> **Task requirements**: Begin with the first line below and retype each line exactly through the line containing "const Y_MAX = 8580;". Any pictures are to be left out.

> **Material provided**:

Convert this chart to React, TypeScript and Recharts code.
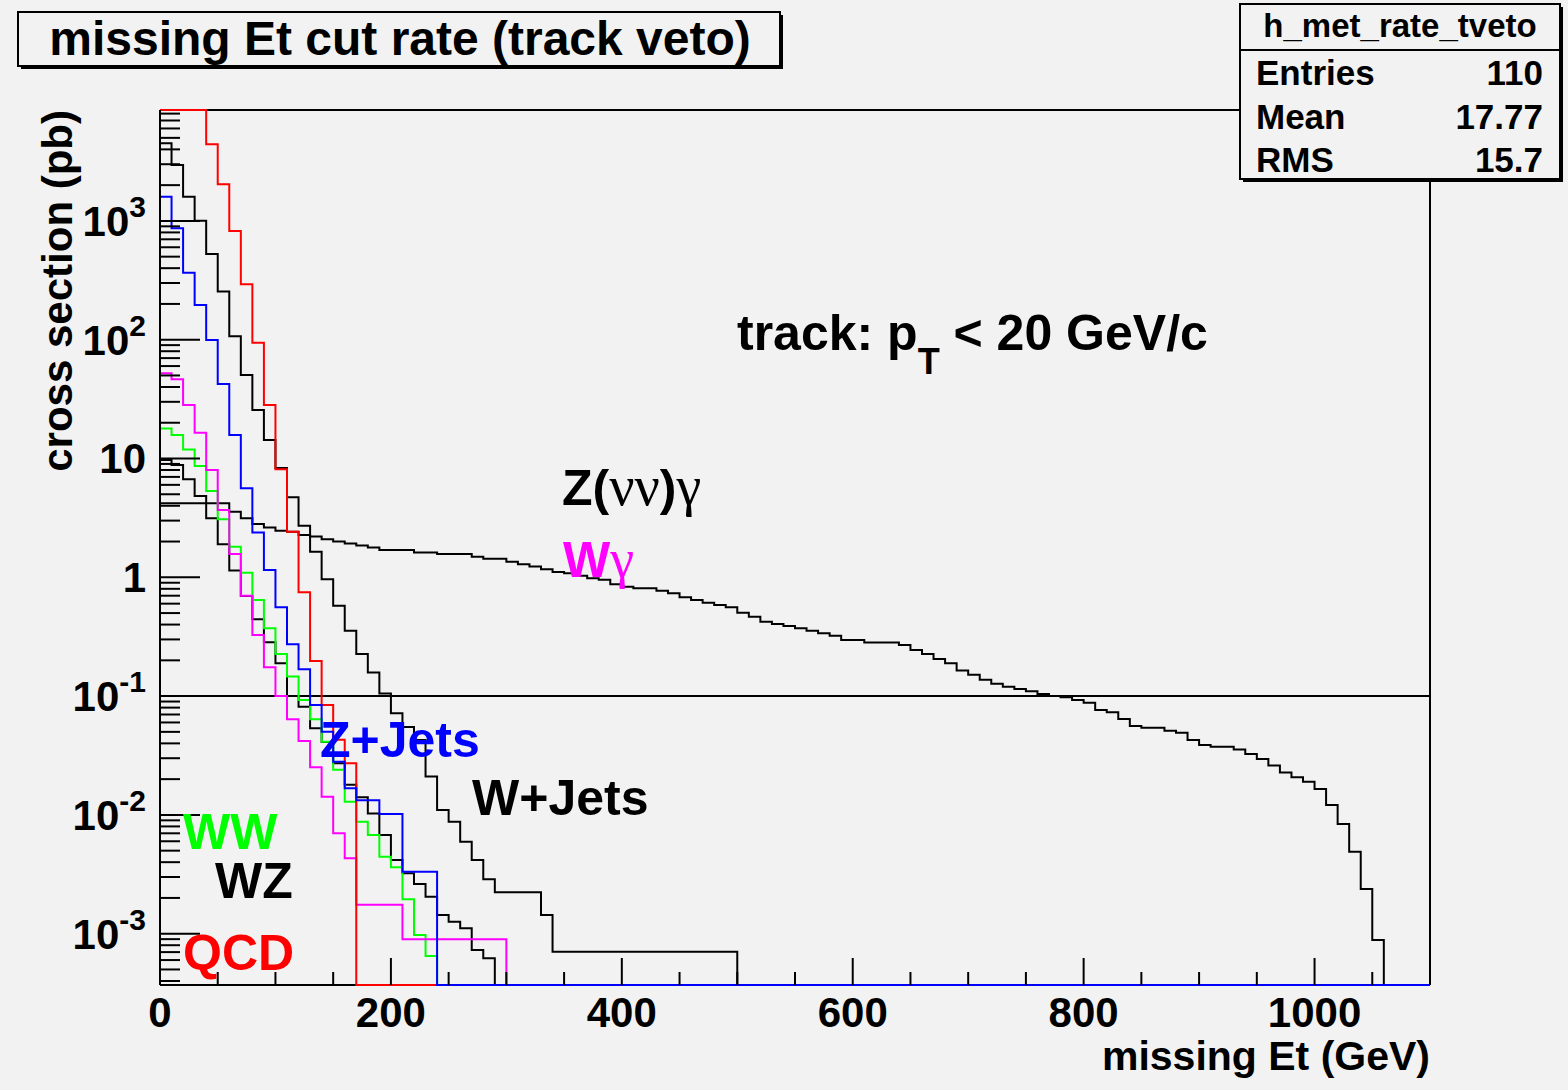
import React from 'react';
import { LineChart, Line, XAxis, YAxis, ReferenceLine } from 'recharts';

// Histogram binning (GeV)
const BIN_WIDTH = 10;
const BIN_COUNT = 110;
const X_MAX = 1100;

// Visible range of the logarithmic cross-section axis (pb)
const Y_MIN = 3.7e-4;
const Y_MAX = 8580;

// Axis ticks and labels
const X_MAJOR_TICKS = [0, 200, 400, 600, 800, 1000];
const X_MINOR_STEP = 50;
const Y_DECADES = [1e-3, 1e-2, 1e-1, 1, 10, 100, 1000];
const Y_DECADE_LABELS = [
  ['10', '-3'],
  ['10', '-2'],
  ['10', '-1'],
  ['1', ''],
  ['10', ''],
  ['10', '2'],
  ['10', '3'],
];
const Y_MINOR_MULTIPLIERS = [2, 3, 4, 5, 6, 7, 8, 9];

// Cross section (pb) passing the missing-Et cut, one entry per 10 GeV bin.
// Bins past the end of a list are empty.
const Z_NUNU_GAMMA = [
  4.2, 4.2, 4.2, 4.2, 4.2, 4.2, 3.57, 3.14, 2.81, 2.62,
  2.47, 2.42, 2.27, 2.2, 2.09, 2.0, 1.93, 1.85, 1.78, 1.7,
  1.7, 1.7, 1.62, 1.62, 1.57, 1.57, 1.57, 1.49, 1.43, 1.43,
  1.35, 1.29, 1.23, 1.17, 1.11, 1.08, 1.03, 0.98, 0.955, 0.873,
  0.834, 0.808, 0.808, 0.771, 0.733, 0.679, 0.644, 0.611, 0.585, 0.559,
  0.503, 0.466, 0.423, 0.404, 0.389, 0.372, 0.355, 0.338, 0.322, 0.297,
  0.297, 0.282, 0.282, 0.282, 0.269, 0.244, 0.226, 0.205, 0.189, 0.164,
  0.151, 0.137, 0.127, 0.12, 0.115, 0.11, 0.104, 0.1, 0.0977, 0.0927,
  0.088, 0.0763, 0.0731, 0.0641, 0.056, 0.0542, 0.0542, 0.0511, 0.0492, 0.0427,
  0.0387, 0.0375, 0.0375, 0.0356, 0.0326, 0.0296, 0.026, 0.0227, 0.0207, 0.019,
  0.0165, 0.0121, 0.00838, 0.0049, 0.00238, 0.000885,
];
const W_JETS = [
  4500, 2960, 1600, 1004, 526, 254, 107, 50.4, 25.6, 14.3,
  8.3, 4.71, 2.72, 1.64, 0.962, 0.577, 0.355, 0.226, 0.158, 0.105,
  0.0717, 0.055, 0.0427, 0.021, 0.011, 0.00876, 0.00595, 0.00417, 0.00287, 0.00223,
  0.00223, 0.00223, 0.00223, 0.00144, 0.000705, 0.000705, 0.000705, 0.000705, 0.000705, 0.000705,
  0.000705, 0.000705, 0.000705, 0.000705, 0.000705, 0.000705, 0.000705, 0.000705, 0.000705, 0.000705,
];
const WZ = [
  9.7, 8.8, 6.68, 4.83, 3.14, 1.9, 1.14, 0.696, 0.443, 0.284,
  0.189, 0.1, 0.0814, 0.0536, 0.041, 0.0272, 0.0179, 0.0141, 0.0103, 0.00678,
  0.00417, 0.00322, 0.00262, 0.00205, 0.00144, 0.00126, 0.00111, 0.00073, 0.00062,
];
const WW = [
  17.9, 15.8, 11.9, 8.65, 5.32, 3.08, 1.81, 1.09, 0.644, 0.372,
  0.226, 0.146, 0.0927, 0.0638, 0.0413, 0.024, 0.0129, 0.00876, 0.00678, 0.00445,
  0.00362, 0.00195, 0.000975, 0.000649,
];
const W_GAMMA = [
  52.1, 46.4, 28.2, 16.5, 8.0, 3.68, 1.57, 0.7, 0.327, 0.175,
  0.1, 0.0638, 0.0418, 0.0252, 0.0142, 0.007, 0.00431, 0.00175, 0.00175, 0.00175,
  0.00175, 0.000897, 0.000897, 0.000897, 0.000897, 0.000897, 0.000897, 0.000897, 0.000897, 0.000897,
];
const QCD = [
  90000, 45000, 22000, 10000, 4420, 2030, 822, 293, 94.4, 28.2,
  8.11, 2.42, 0.748, 0.197, 0.0841, 0.043, 0.0272,
];
const Z_JETS = [
  1600, 866, 366, 196, 99.4, 42.4, 15.8, 5.61, 2.38, 1.15,
  0.559, 0.273, 0.168, 0.0841, 0.05, 0.028, 0.0168, 0.0133, 0.0133, 0.0102,
  0.0102, 0.00333, 0.00333, 0.00333,
];

// Series in drawing order (later ones are painted on top)
const SERIES = [
  { key: 'znng', values: Z_NUNU_GAMMA, color: '#000000' },
  { key: 'wjets', values: W_JETS, color: '#000000' },
  { key: 'wz', values: WZ, color: '#000000' },
  { key: 'ww', values: WW, color: '#00ff00' },
  { key: 'wgamma', values: W_GAMMA, color: '#ff00ff' },
  { key: 'qcd', values: QCD, color: '#ff0000' },
  { key: 'zjets', values: Z_JETS, color: '#0000ff' },
];

const BG = '#f2f2f2';
const SANS = '"Liberation Sans", Arial, Helvetica, sans-serif';
const SERIF = '"Liberation Serif", "DejaVu Serif", serif';

// Like the ROOT painter: empty bins sit on the bottom frame, overflowing ones on the top frame.
const toFrame = (v: number) => (v <= Y_MIN ? Y_MIN : v >= Y_MAX ? Y_MAX : v);

const binContent = (values: number[], bin: number) => {
  const b = Math.min(bin, BIN_COUNT - 1);
  return b < values.length ? values[b] : 0;
};

// One row per bin low edge, plus the upper edge so the last bin gets its step.
const rows = Array.from({ length: BIN_COUNT + 1 }, (_, i) => {
  const row: Record<string, number> = { met: i * BIN_WIDTH };
  SERIES.forEach((s) => {
    row[s.key] = toFrame(binContent(s.values, i));
  });
  return row;
});

const X_TICKS = Array.from({ length: X_MAX / X_MINOR_STEP + 1 }, (_, i) => i * X_MINOR_STEP);
const Y_TICKS: number[] = [];
[1e-4, ...Y_DECADES].forEach((d) => {
  if (d >= Y_MIN && d <= Y_MAX) Y_TICKS.push(d);
  Y_MINOR_MULTIPLIERS.forEach((m) => {
    const v = m * d;
    if (v >= Y_MIN && v <= Y_MAX) Y_TICKS.push(v);
  });
});
Y_TICKS.sort((a, b) => a - b);

const XTick = (props: any) => {
  const { x, y, payload } = props;
  const v = payload.value;
  const major = X_MAJOR_TICKS.includes(v);
  return (
    <g>
      <line x1={x} x2={x} y1={y} y2={y - (major ? 27 : 13)} stroke="#000" strokeWidth={2} />
      {major && (
        <text x={x} y={y + 42} textAnchor="middle" fontFamily={SANS} fontWeight="bold" fontSize={42} fill="#000">
          {v}
        </text>
      )}
    </g>
  );
};

const YTick = (props: any) => {
  const { x, y, payload } = props;
  const v = payload.value;
  const idx = Y_DECADES.findIndex((d) => Math.abs(v / d - 1) < 1e-6);
  const major = idx >= 0;
  const label = major ? Y_DECADE_LABELS[idx] : null;
  return (
    <g>
      <line x1={x} x2={x + (major ? 40 : 20)} y1={y} y2={y} stroke="#000" strokeWidth={2} />
      {label && (
        <text x={x - 14} y={y + 15} textAnchor="end" fontFamily={SANS} fontWeight="bold" fontSize={42} fill="#000">
          {label[0]}
          {label[1] && (
            <tspan dy={-19} fontSize={30}>
              {label[1]}
            </tspan>
          )}
        </text>
      )}
    </g>
  );
};

const Overlay = () => (
  <svg width={1568} height={1090} style={{ position: 'absolute', left: 0, top: 0, pointerEvents: 'none' }}>
    {/* title box */}
    <rect x={21} y={15} width={762} height={54} fill="#000" />
    <rect x={18} y={12} width={762} height={54} fill={BG} stroke="#000" strokeWidth={2} />
    <text x={400} y={55} textAnchor="middle" fontFamily={SANS} fontWeight="bold" fontSize={48} fill="#000">
      missing Et cut rate (track veto)
    </text>

    {/* statistics box */}
    <rect x={1243} y={7} width={320} height={175} fill="#000" />
    <rect x={1240} y={4} width={320} height={175} fill={BG} stroke="#000" strokeWidth={2} />
    <line x1={1240} x2={1560} y1={50} y2={50} stroke="#000" strokeWidth={2} />
    <g fontFamily={SANS} fontWeight="bold" fill="#000">
      <text x={1400} y={37} textAnchor="middle" fontSize={33}>h_met_rate_tveto</text>
      <text x={1256} y={85} fontSize={35}>Entries</text>
      <text x={1543} y={85} fontSize={35} textAnchor="end">110</text>
      <text x={1256} y={129} fontSize={35}>Mean</text>
      <text x={1543} y={129} fontSize={35} textAnchor="end">17.77</text>
      <text x={1256} y={172} fontSize={35}>RMS</text>
      <text x={1543} y={172} fontSize={35} textAnchor="end">15.7</text>
    </g>

    {/* axis titles */}
    <text x={1430} y={1070} textAnchor="end" fontFamily={SANS} fontWeight="bold" fontSize={41} fill="#000">
      missing Et (GeV)
    </text>
    <text
      transform="translate(72,110) rotate(-90)"
      textAnchor="end"
      fontFamily={SANS}
      fontWeight="bold"
      fontSize={42}
      fill="#000"
    >
      cross section (pb)
    </text>

    {/* annotations */}
    <g fontFamily={SANS} fontWeight="bold" fontSize={50}>
      <text x={737} y={350} fill="#000">
        track: p
        <tspan dy={24} fontSize={36}>T</tspan>
        <tspan dy={-24}>{' < 20 GeV/c'}</tspan>
      </text>
      <text x={562} y={505} fill="#000">
        Z(
        <tspan fontFamily={SERIF} fontWeight="normal" fontSize={56}>νν</tspan>)
        <tspan fontFamily={SERIF} fontWeight="normal" fontSize={56}>γ</tspan>
      </text>
      <text x={563} y={577} fill="#ff00ff">
        W<tspan fontFamily={SERIF} fontWeight="normal" fontSize={54}>γ</tspan>
      </text>
      <text x={320} y={757} fill="#0000ff">Z+Jets</text>
      <text x={472} y={815} fill="#000">W+Jets</text>
      <text x={183} y={849} fill="#00ff00">WW</text>
      <text x={215} y={898} fill="#000">WZ</text>
      <text x={183} y={970} fill="#ff0000">QCD</text>
    </g>
  </svg>
);

export default function App() {
  return (
    <div style={{ position: 'absolute', left: 0, top: 0, width: 1568, height: 1090, background: BG, overflow: 'hidden' }}>
      <LineChart width={1568} height={1090} data={rows} margin={{ top: 110, right: 138, left: 0, bottom: 0 }}>
        <XAxis
          dataKey="met"
          type="number"
          domain={[0, X_MAX]}
          ticks={X_TICKS}
          interval={0}
          height={105}
          tickLine={false}
          tickSize={0}
          tickMargin={0}
          axisLine={false}
          tick={(p: any) => <XTick {...p} />}
        />
        <YAxis
          type="number"
          scale="log"
          domain={[Y_MIN, Y_MAX]}
          ticks={Y_TICKS}
          interval={0}
          width={160}
          tickLine={false}
          tickSize={0}
          tickMargin={0}
          axisLine={{ stroke: '#000', strokeWidth: 2 }}
          tick={(p: any) => <YTick {...p} />}
        />
        {/* frame: bottom and top edges, right edge, plus the 0.1 pb guide */}
        <ReferenceLine y={Y_MIN} stroke="#000" strokeWidth={2} />
        <ReferenceLine y={Y_MAX} stroke="#000" strokeWidth={2} />
        <ReferenceLine x={X_MAX} stroke="#000" strokeWidth={2} />
        <ReferenceLine y={0.1} stroke="#000" strokeWidth={2} />
        {SERIES.map((s) => (
          <Line
            key={s.key}
            type="stepAfter"
            dataKey={s.key}
            stroke={s.color}
            strokeWidth={2}
            dot={false}
            activeDot={false}
            isAnimationActive={false}
          />
        ))}
      </LineChart>
      <Overlay />
    </div>
  );
}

> **Solution**:
Convert this chart to React, TypeScript and Recharts code.
import React from 'react';
import { LineChart, Line, XAxis, YAxis, ReferenceLine } from 'recharts';

// Histogram binning (GeV)
const BIN_WIDTH = 10;
const BIN_COUNT = 110;
const X_MAX = 1100;

// Visible range of the logarithmic cross-section axis (pb)
const Y_MIN = 3.7e-4;
const Y_MAX = 8580;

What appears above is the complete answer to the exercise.